[EXERCISE TASK]: Give nothing except the number of lines containing the word "matplotlib".

Items from a data source:

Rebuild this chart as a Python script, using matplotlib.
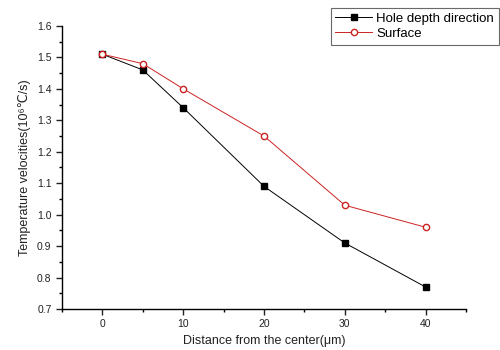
import numpy as np
import matplotlib
matplotlib.use("Agg")
import matplotlib.pyplot as plt
from matplotlib.ticker import MultipleLocator

plt.rcParams['font.family'] = ['Liberation Sans', 'DejaVu Sans']

# data
distance = [0, 5, 10, 20, 30, 40]
hole_depth = [1.51, 1.46, 1.34, 1.09, 0.91, 0.77]
surface = [1.51, 1.48, 1.40, 1.25, 1.03, 0.96]

fig = plt.figure(figsize=(5, 3.5), dpi=100)
ax = fig.add_axes([0.124, 0.117, 0.808, 0.809])

l1, = ax.plot(distance, hole_depth, color='black', lw=0.7, marker='s', ms=4,
              mfc='black', mec='black', label='Hole depth direction')
l2, = ax.plot(distance, surface, color='#cc2222', lw=0.7, marker='o', ms=4.5,
              mfc='white', mec='#cc2222', label='Surface')

ax.set_xlim(-5, 45)
ax.set_ylim(0.7, 1.6)
ax.xaxis.set_major_locator(MultipleLocator(10))
ax.xaxis.set_minor_locator(MultipleLocator(5))
ax.yaxis.set_major_locator(MultipleLocator(0.1))
ax.yaxis.set_minor_locator(MultipleLocator(0.05))
ax.xaxis.set_major_formatter(plt.FuncFormatter(lambda v, p: f"{v:.0f}"))
ax.yaxis.set_major_formatter(plt.FuncFormatter(lambda v, p: f"{v:.1f}"))

for s in ['top', 'right']:
    ax.spines[s].set_visible(False)
for s in ['left', 'bottom']:
    ax.spines[s].set_linewidth(1.0)
ax.tick_params(which='major', direction='out', length=4, width=1, labelsize=7.5, colors='#222222')
ax.tick_params(which='minor', direction='out', length=2.5, width=1)

ax.set_xlabel('Distance from the center(\u03bcm)', fontsize=9, color='#222222')
ax.set_ylabel('Temperature velocities(10\u2076\u2103/s)', fontsize=9, color='#222222')

leg = fig.legend(handles=[l1, l2], loc='upper right', bbox_to_anchor=(0.997, 0.978),
                 fontsize=9.5, frameon=True, fancybox=False, edgecolor='#444444',
                 handlelength=2.8, borderpad=0.35, labelspacing=0.25, handletextpad=0.3,
                 borderaxespad=0)
leg.get_frame().set_linewidth(0.8)

fig.savefig('out.png', dpi=100)
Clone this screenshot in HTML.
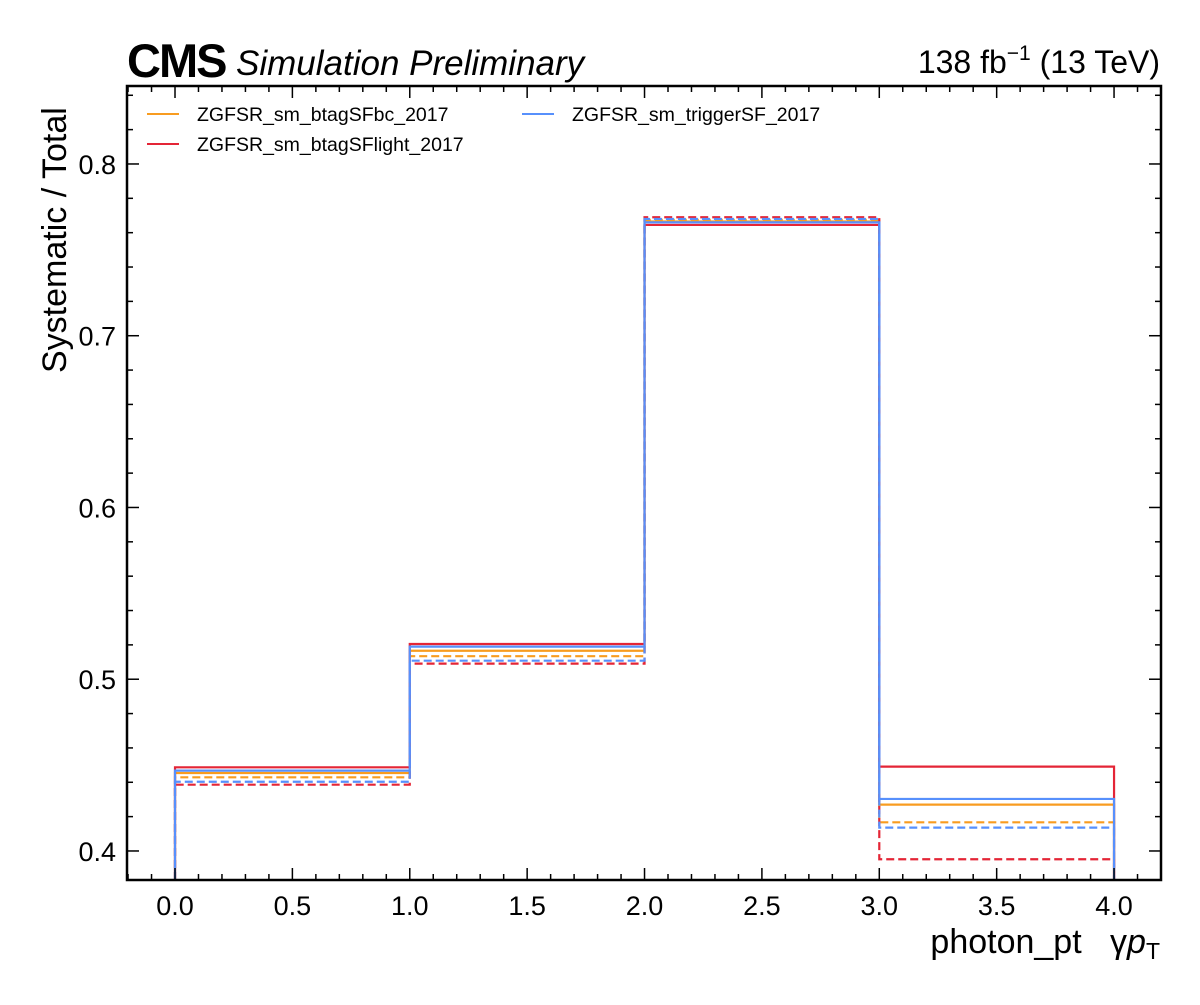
<!DOCTYPE html>
<html><head><meta charset="utf-8"><style>
body{margin:0;background:#fff}
svg text{font-family:"Liberation Sans",sans-serif}
</style></head><body>
<svg id="chart" width="1200" height="1000" viewBox="0 0 1200 1000" xmlns="http://www.w3.org/2000/svg">
<rect width="1200" height="1000" fill="#fff"/>
<g id="marks"></g>
<g id="ticks"></g>
<rect x="127" y="86" width="1034" height="794" fill="none" stroke="#000" stroke-width="2.5"/>
<text x="127" y="77" font-size="47" font-weight="bold" letter-spacing="-2">CMS</text>
<text x="236" y="75" font-size="35" font-style="italic">Simulation Preliminary</text>
<text x="1160" y="73" font-size="32" text-anchor="end">138 fb<tspan font-size="21" dy="-13">−1</tspan><tspan dy="13"> (13 TeV)</tspan></text>
<text transform="translate(66,373) rotate(-90)" font-size="34" text-anchor="start">Systematic / Total</text>
<text x="1160" y="953" font-size="34" text-anchor="end" xml:space="preserve" style="white-space:pre">photon_pt   γ<tspan font-style="italic">p</tspan><tspan font-size="23" dy="6">T</tspan></text>
<g font-size="19.5">
<line x1="147" y1="114" x2="179" y2="114" stroke="#f89c20" stroke-width="2"/>
<text x="197" y="121">ZGFSR_sm_btagSFbc_2017</text>
<line x1="147" y1="144" x2="179" y2="144" stroke="#e42536" stroke-width="2"/>
<text x="197" y="151">ZGFSR_sm_btagSFlight_2017</text>
<line x1="522" y1="114" x2="554" y2="114" stroke="#5790fc" stroke-width="2"/>
<text x="572" y="121">ZGFSR_sm_triggerSF_2017</text>
</g>
</svg>
<script>
const binEdges=[0,1,2,3,4];
const btagSFbcUp=[0.4454,0.5166,0.7665,0.4270];
const btagSFbcDown=[0.4429,0.5134,0.7675,0.4167];
const btagSFlightUp=[0.4487,0.5205,0.7645,0.4491];
const btagSFlightDown=[0.4386,0.5091,0.7690,0.3952];
const triggerSFUp=[0.4468,0.5190,0.7660,0.4303];
const triggerSFDown=[0.4403,0.5108,0.7680,0.4136];
const xTicks=[0,0.5,1,1.5,2,2.5,3,3.5,4];
const yTicks=[0.4,0.5,0.6,0.7,0.8];
const xMin=-0.2045,xMax=4.2,yMin=0.3831,yMax=0.8454;
const L=127,R=1161,T=86,B=880;
const X=v=>L+(v-xMin)/(xMax-xMin)*(R-L);
const Y=v=>B-(v-yMin)/(yMax-yMin)*(B-T);
const NS='http://www.w3.org/2000/svg';
const marks=document.getElementById('marks'),ticks=document.getElementById('ticks');
const series=[
 ['btagSFbc-up',btagSFbcUp,'#f89c20',''],['btagSFbc-down',btagSFbcDown,'#f89c20','8,4'],
 ['btagSFlight-up',btagSFlightUp,'#e42536',''],['btagSFlight-down',btagSFlightDown,'#e42536','8,4'],
 ['triggerSF-up',triggerSFUp,'#5790fc',''],['triggerSF-down',triggerSFDown,'#5790fc','8,4']];
series.forEach(([n,vals,c,d])=>{
 let p='M'+X(binEdges[0])+','+B;
 vals.forEach((v,i)=>{p+=' L'+X(binEdges[i])+','+Y(v)+' L'+X(binEdges[i+1])+','+Y(v);});
 p+=' L'+X(binEdges[binEdges.length-1])+','+B;
 const e=document.createElementNS(NS,'path');
 e.setAttribute('d',p);e.setAttribute('fill','none');e.setAttribute('stroke',c);e.setAttribute('stroke-width','2.2');
 if(d)e.setAttribute('stroke-dasharray',d);
 
 
 marks.appendChild(e);
});
function ln(x1,y1,x2,y2){const e=document.createElementNS(NS,'line');e.setAttribute('x1',x1);e.setAttribute('y1',y1);e.setAttribute('x2',x2);e.setAttribute('y2',y2);e.setAttribute('stroke','#000');e.setAttribute('stroke-width','1.5');
 
 
 ticks.appendChild(e);}
function tx(x,y,s,a){const e=document.createElementNS(NS,'text');e.setAttribute('x',x);e.setAttribute('y',y);e.setAttribute('font-size','27');e.setAttribute('text-anchor',a);e.textContent=s;
 
 
 ticks.appendChild(e);}
for(let i=-2;i<=42;i++){const v=i/10,x=X(v);if(x<L||x>R)continue;const maj=i%5===0;const h=maj?12:6;ln(x,B,x,B-h);ln(x,T,x,T+h);}
xTicks.forEach(v=>tx(X(v),915,v.toFixed(1),'middle'));
for(let i=38;i<=84;i+=2){const v=i/100,y=Y(v);if(y<T||y>B)continue;const maj=i%10===0;const h=maj?12:6;ln(L,y,L+h,y);ln(R,y,R-h,y);}
yTicks.forEach(v=>tx(116,Y(v)+10,v.toFixed(1),'end'));
</script>
</body></html>
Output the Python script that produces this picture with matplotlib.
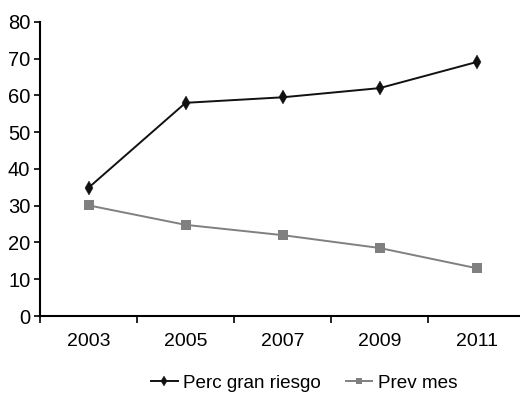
import numpy as np
import matplotlib.pyplot as plt

plt.rcParams['font.family'] = ['Liberation Sans', 'DejaVu Sans']

years = ['2003', '2005', '2007', '2009', '2011']
perc_gran_riesgo = [34.9, 58.0, 59.5, 62.0, 69.1]
prev_mes = [30.1, 24.8, 22.0, 18.5, 13.0]

fig = plt.figure(figsize=(5.2, 3.99), dpi=100)
ax = fig.add_axes([0.077, 0.208, 0.933, 0.737])

x = np.arange(len(years))
ax.plot(x, perc_gran_riesgo, color='#111111', lw=1.4, marker='d',
        markersize=7.5, markeredgewidth=0.3, label='Perc gran riesgo')
ax.plot(x, prev_mes, color='#808080', lw=1.4, marker='s',
        markersize=7, markeredgewidth=0, label='Prev mes')

ax.set_xlim(-0.5, len(years) - 0.5)
ax.set_ylim(0, 80)
ax.set_yticks(np.arange(0, 81, 10))

# category labels centered, tick marks between categories
ax.set_xticks(x)
ax.set_xticklabels(years)
ax.set_xticks(np.arange(-0.5, len(years), 1.0), minor=True)
ax.tick_params(axis='x', which='major', length=0, pad=12, labelsize=14)
ax.tick_params(axis='x', which='minor', length=5, width=1.2, direction='out')
ax.tick_params(axis='y', length=4, width=1.2, direction='out', pad=3, labelsize=14.5)

for s in ['top', 'right']:
    ax.spines[s].set_visible(False)
for s in ['left', 'bottom']:
    ax.spines[s].set_linewidth(1.5)

fig.legend(loc='center', bbox_to_anchor=(0.585, 0.04), ncol=2, frameon=False,
           fontsize=13.6, handlelength=1.4, handletextpad=0.3, columnspacing=1.3,
           markerscale=0.7)

fig.savefig('out.png', dpi=100)
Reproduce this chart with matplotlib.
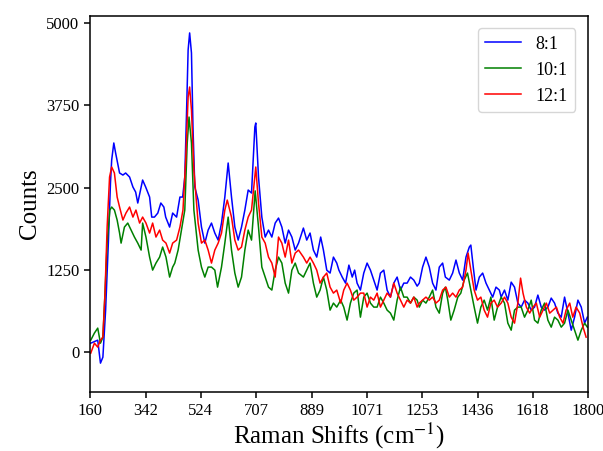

[ANSWER TO THE TASK]: 8